**Given task:**
Only the lines from the start of the data below through the line that contains "(64,548.8) -- (1835,548.8);" are to be copied, exactly and without pictures.

**Dataset content:**
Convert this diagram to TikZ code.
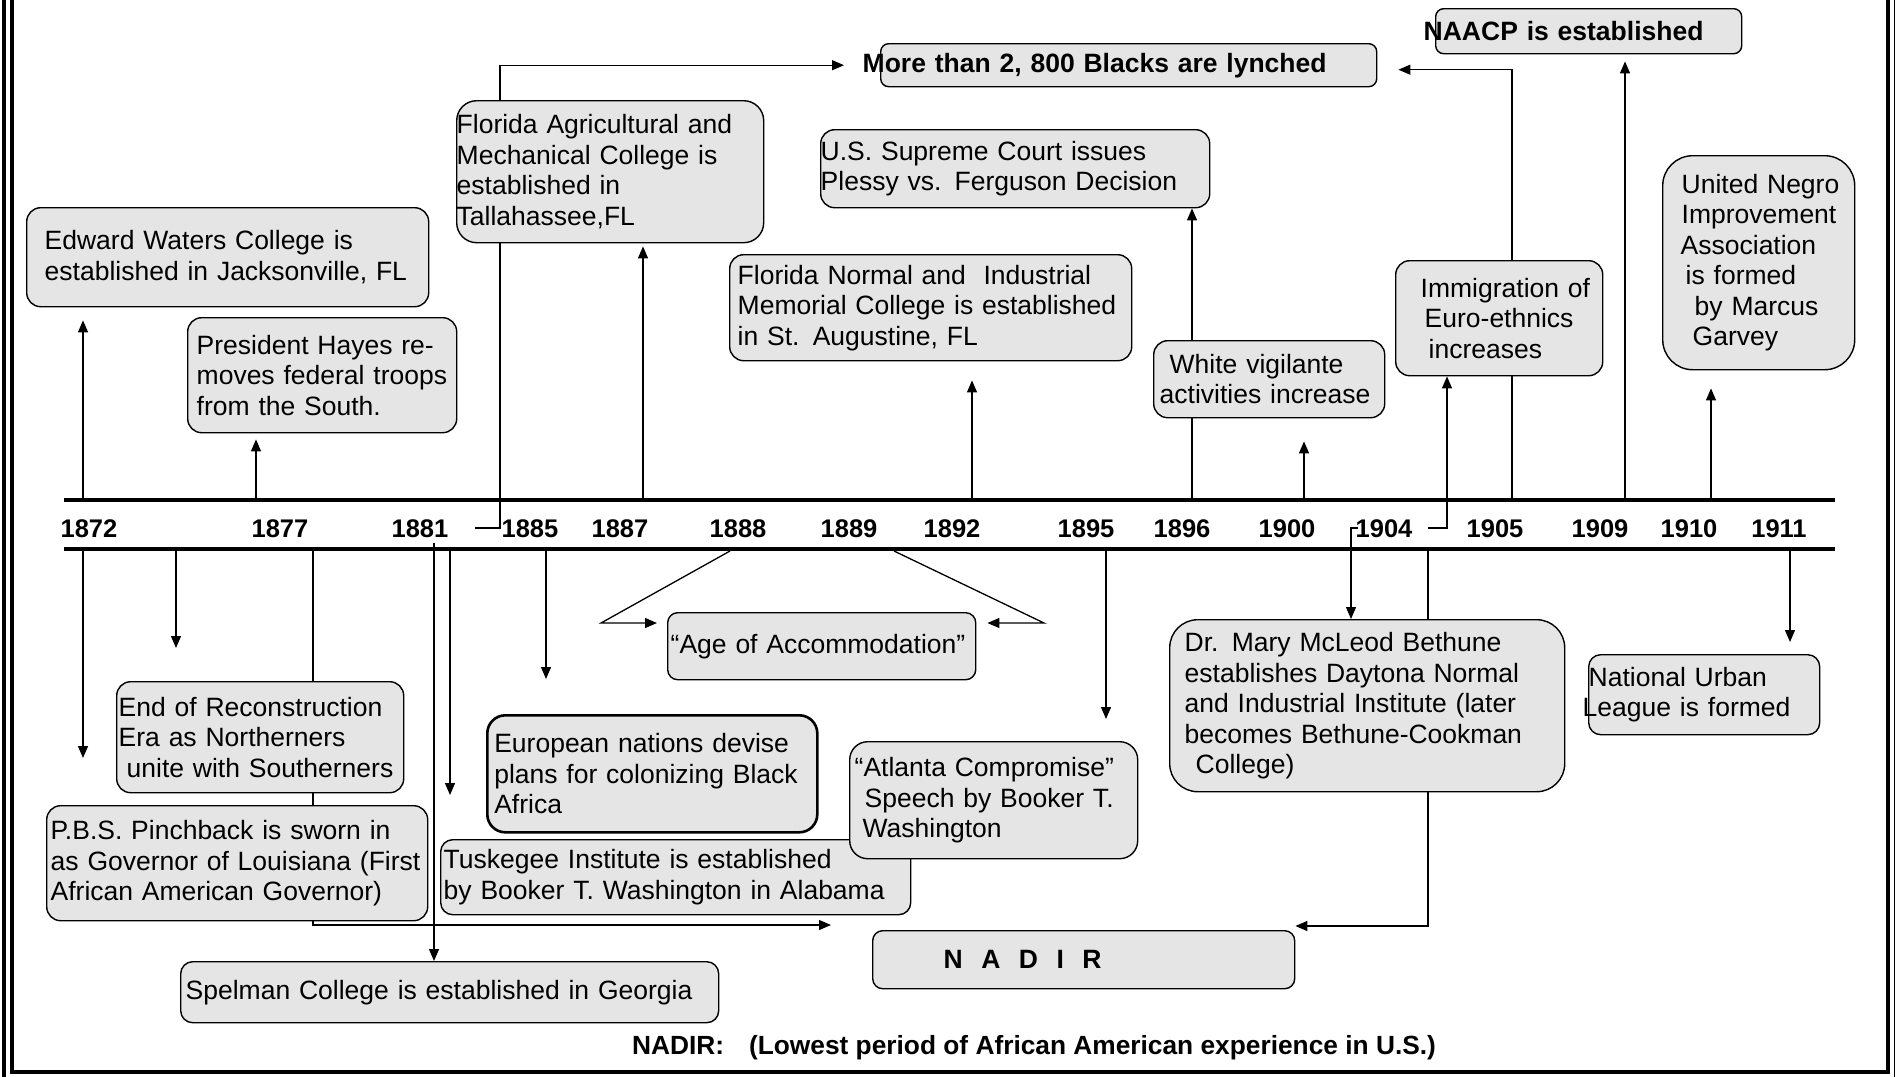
\documentclass[tikz,border=0pt]{standalone}
\usepackage{fontspec}
\setmainfont{Liberation Sans}
\usepackage{xcolor}
\usepackage{tikz}
\usetikzlibrary{arrows.meta}
\definecolor{boxgray}{RGB}{229,229,229}
\pgfdeclarelayer{background}
\pgfsetlayers{background,main}
\newcommand{\evfont}{\fontsize{26.5}{30.5}\selectfont}
\newcommand{\yrfont}{\fontsize{25.5}{29}\selectfont\bfseries}

\begin{document}
\begin{tikzpicture}[
    x=1pt, y=-1pt,
    evbox/.style={
        rectangle,
        rounded corners=14pt,
        draw=black,
        line width=1.4pt,
        fill=boxgray,
        anchor=north west,
        inner sep=0pt,
        align=left,
        font=\evfont
    },
    boldbox/.style={evbox, font=\evfont\bfseries},
    yearlbl/.style={anchor=base, inner sep=0pt, font=\yrfont},
    arrow/.style={-{Triangle[length=12pt, width=10pt]}, line width=1.3pt},
    link/.style={line width=1.3pt},
    timeline/.style={line width=4.3pt},
    frame/.style={line width=4pt}
]
\useasboundingbox (0,0) rectangle (1895,1076);
\clip (0,0) rectangle (1895,1076);

% the two rails of the time line
\draw[timeline] (64,499.7) -- (1835,499.7);
\draw[timeline] (64,548.8) -- (1835,548.8);

\node[yearlbl] (y1872) at (89,537) {1872};
\node[yearlbl] (y1877) at (280,537) {1877};
\node[yearlbl] (y1881) at (420,537) {1881};
\node[yearlbl] (y1885) at (530,537) {1885};
\node[yearlbl] (y1887) at (620,537) {1887};
\node[yearlbl] (y1888) at (738,537) {1888};
\node[yearlbl] (y1889) at (849,537) {1889};
\node[yearlbl] (y1892) at (952,537) {1892};
\node[yearlbl] (y1895) at (1086,537) {1895};
\node[yearlbl] (y1896) at (1182,537) {1896};
\node[yearlbl] (y1900) at (1287,537) {1900};
\node[yearlbl] (y1904) at (1384,537) {1904};
\node[yearlbl] (y1905) at (1495,537) {1905};
\node[yearlbl] (y1909) at (1600,537) {1909};
\node[yearlbl] (y1910) at (1689,537) {1910};
\node[yearlbl] (y1911) at (1779,537) {1911};

% events above the line
\node[evbox, minimum width=402pt, minimum height=99pt, text width=366pt] (waters) at (26,207) {Edward Waters College is\\established in Jacksonville, FL};
\node[evbox, minimum width=269pt, minimum height=115pt, text width=251pt] (hayes) at (187,317) {President Hayes re-\\moves federal troops\\from the South.};
\node[evbox, rounded corners=20pt, minimum width=307pt, minimum height=142pt, text width=307pt] (famu) at (456,100) {Florida Agricultural and\\Mechanical College is\\established in\\Tallahassee,FL};
\node[boldbox, rounded corners=8pt, minimum width=496pt, minimum height=43pt, text width=496pt] (lynched) at (880,43) {\hspace*{-18pt}More than 2, 800 Blacks are lynched};
\node[evbox, minimum width=389pt, minimum height=78pt, text width=389pt] (plessy) at (820,129) {U.S. Supreme Court issues\\Plessy vs. Ferguson Decision};
\node[evbox, minimum width=402pt, minimum height=106pt, text width=386pt] (fnormal) at (729,254) {Florida Normal and\ \ Industrial\\Memorial College is established\\in St. Augustine, FL};
\node[evbox, minimum width=231pt, minimum height=77pt, text width=219pt] (vigil) at (1153,340) {\hspace*{10pt}White vigilante\\activities increase};
\node[evbox, minimum width=207pt, minimum height=115pt, text width=185pt] (immig) at (1395,260) {\hspace*{14pt}Immigration of\\\hspace*{18pt}Euro-ethnics\\\hspace*{22pt}increases};
\node[boldbox, rounded corners=8pt, minimum width=306pt, minimum height=45pt, text width=306pt] (naacp) at (1435,8) {\hspace*{-12pt}NAACP is established};
\node[evbox, rounded corners=30pt, minimum width=192pt, minimum height=214pt, text width=172pt] (unia) at (1662,155) {\hspace*{9pt}United Negro\\\hspace*{9pt}Improvement\\\hspace*{8pt}Association\\\hspace*{13pt}is formed\\\hspace*{22pt}by Marcus\\\hspace*{20pt}Garvey};

% events below the line
\node[evbox, minimum width=287pt, minimum height=111pt, text width=283pt] (endrec) at (116,681) {End of Reconstruction\\Era as Northerners\\\hspace*{8pt}unite with Southerners};
\node[evbox, minimum width=381pt, minimum height=115pt, text width=373pt] (pinch) at (46,805) {P.B.S. Pinchback is sworn in\\as Governor of Louisiana (First\\African American Governor)};
\node[evbox, line width=2.6pt, rounded corners=18pt, minimum width=330pt, minimum height=117pt, text width=316pt] (europe) at (486,714) {European nations devise\\plans for colonizing Black\\Africa};
\node[evbox, rounded corners=12pt, minimum width=470pt, minimum height=75pt, text width=464pt] (tuskegee) at (440,839) {Tuskegee Institute is established\\by Booker T. Washington in Alabama};
\node[evbox, rounded corners=12pt, minimum width=538pt, minimum height=61pt, text width=528pt] (spelman) at (180,961) {Spelman College is established in Georgia};
\node[evbox, rounded corners=10pt, minimum width=308pt, minimum height=67pt, text width=302pt] (age) at (667,612) {“Age of Accommodation”};
\node[evbox, rounded corners=18pt, minimum width=288pt, minimum height=117pt, text width=278pt] (atlanta) at (849,741) {“Atlanta Compromise”\\\hspace*{10pt}Speech by Booker T.\\\hspace*{8pt}Washington};
\node[boldbox, rounded corners=10pt, minimum width=422pt, minimum height=58pt, text width=280pt] (nadir) at (872,930) {N\hspace{18.5pt}A\hspace{18.5pt}D\hspace{18.5pt}I\hspace{18.5pt}R};
\node[evbox, rounded corners=28pt, minimum width=395pt, minimum height=172pt, text width=365pt] (bethune) at (1169,619) {Dr. Mary McLeod Bethune\\establishes Daytona Normal\\and Industrial Institute (later\\becomes Bethune-Cookman\\\hspace*{11pt}College)};
\node[evbox, rounded corners=12pt, minimum width=231pt, minimum height=80pt, text width=231pt] (nul) at (1588,654) {National Urban\\\hspace*{-6pt}League is formed};

\node[inner sep=0pt, font=\fontsize{26.3}{30}\selectfont\bfseries] (caption) at (1034,1048) {NADIR:\hspace{25pt}(Lowest period of African American experience in U.S.)};

% free ends on the rails
\coordinate (a1872) at (83,500);
\coordinate (a1877) at (256,500);
\coordinate (a1887) at (643,500);
\coordinate (a1892) at (972,500);
\coordinate (a1896) at (1192,500);
\coordinate (a1900) at (1304,500);
\coordinate (a1905) at (1512,500);
\coordinate (a1909) at (1625,500);
\coordinate (a1910) at (1711,500);
\coordinate (b1872) at (83,549);
\coordinate (bmid) at (176,549);
\coordinate (b1877) at (313,549);
\coordinate (b1881) at (434,543);
\coordinate (b1881t) at (450,549);
\coordinate (b1885) at (546,549);
\coordinate (b1888) at (730,551);
\coordinate (b1889) at (894,551);
\coordinate (b1895) at (1106,549);
\coordinate (b1904) at (1428,549);
\coordinate (b1911) at (1790,549);
\coordinate (k1881) at (475,528);
\coordinate (k1881b) at (500,528);
\coordinate (k1904) at (1358,528);
\coordinate (k1904d) at (1351,528);
\coordinate (k1904r) at (1428,528);
\coordinate (k1904c) at (1447,528);
\coordinate (agel) at (601,623);
\coordinate (ager) at (1044,623);
\coordinate (nadl) at (831,925);

\begin{pgfonlayer}{background}
\fill[white] (0,0) rectangle (1895,1076);
\draw[arrow, shorten >=13pt] (a1872) -- (a1872 |- waters.south);
\draw[arrow, shorten >=6pt] (a1877) -- (a1877 |- hayes.south);
\draw[arrow, shorten >=36pt] (k1881) -- (k1881b) |- (lynched.west);
\draw[arrow, shorten >=3pt] (a1887) -- (a1887 |- famu.south);
\draw[arrow, shorten >=19pt] (a1892) -- (a1892 |- fnormal.south);
\draw[arrow] (a1896) -- (a1896 |- plessy.south);
\draw[arrow, shorten >=23pt] (a1900) -- (a1900 |- vigil.south);
\draw[arrow] (k1904r) -- (k1904c) -- (k1904c |- immig.south);
\draw[arrow, shorten >=21pt] (a1905) |- ([yshift=-4.5pt]lynched.east);
\draw[arrow, shorten >=7pt] (a1909) -- (a1909 |- naacp.south);
\draw[arrow, shorten >=18pt] (a1910) -- (a1910 |- unia.south);

\draw[arrow, shorten >=47pt] (b1872) -- (b1872 |- pinch.north);
\draw[arrow, shorten >=33pt] (bmid) -- (bmid |- endrec.north);
\draw[arrow] (b1877) |- (nadl);
\draw[arrow] (b1881) -- (b1881 |- spelman.north);
\draw[arrow, shorten >=44pt] (b1881t) -- (b1881t |- tuskegee.north);
\draw[arrow, shorten >=35pt] (b1885) -- (b1885 |- europe.north);
\draw[arrow, shorten >=10pt] (b1888) -- (agel) -- (agel -| age.west);
\draw[arrow, shorten >=11pt] (b1889) -- (ager) -- (ager -| age.east);
\draw[arrow, shorten >=22pt] (b1895) -- (b1895 |- atlanta.north);
\draw[arrow] (k1904) -- (k1904d) -- (k1904d |- bethune.north);
\draw[arrow] (b1904) |- ([yshift=4pt]nadir.north east);
\draw[arrow, shorten >=12pt] (b1911) -- (b1911 |- nul.north);
\end{pgfonlayer}

% double frame, open at the top
\draw[frame] (12,-20) -- (12,1072) -- (1888,1072) -- (1888,-20);
\draw[frame] (3.7,-20) -- (3.7,1080) -- (1896,1080) -- (1896,-20);

\end{tikzpicture}
\end{document}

**Solution for this problem:**
Convert this diagram to TikZ code.
\documentclass[tikz,border=0pt]{standalone}
\usepackage{fontspec}
\setmainfont{Liberation Sans}
\usepackage{xcolor}
\usepackage{tikz}
\usetikzlibrary{arrows.meta}
\definecolor{boxgray}{RGB}{229,229,229}
\pgfdeclarelayer{background}
\pgfsetlayers{background,main}
\newcommand{\evfont}{\fontsize{26.5}{30.5}\selectfont}
\newcommand{\yrfont}{\fontsize{25.5}{29}\selectfont\bfseries}

\begin{document}
\begin{tikzpicture}[
    x=1pt, y=-1pt,
    evbox/.style={
        rectangle,
        rounded corners=14pt,
        draw=black,
        line width=1.4pt,
        fill=boxgray,
        anchor=north west,
        inner sep=0pt,
        align=left,
        font=\evfont
    },
    boldbox/.style={evbox, font=\evfont\bfseries},
    yearlbl/.style={anchor=base, inner sep=0pt, font=\yrfont},
    arrow/.style={-{Triangle[length=12pt, width=10pt]}, line width=1.3pt},
    link/.style={line width=1.3pt},
    timeline/.style={line width=4.3pt},
    frame/.style={line width=4pt}
]
\useasboundingbox (0,0) rectangle (1895,1076);
\clip (0,0) rectangle (1895,1076);

% the two rails of the time line
\draw[timeline] (64,499.7) -- (1835,499.7);
\draw[timeline] (64,548.8) -- (1835,548.8);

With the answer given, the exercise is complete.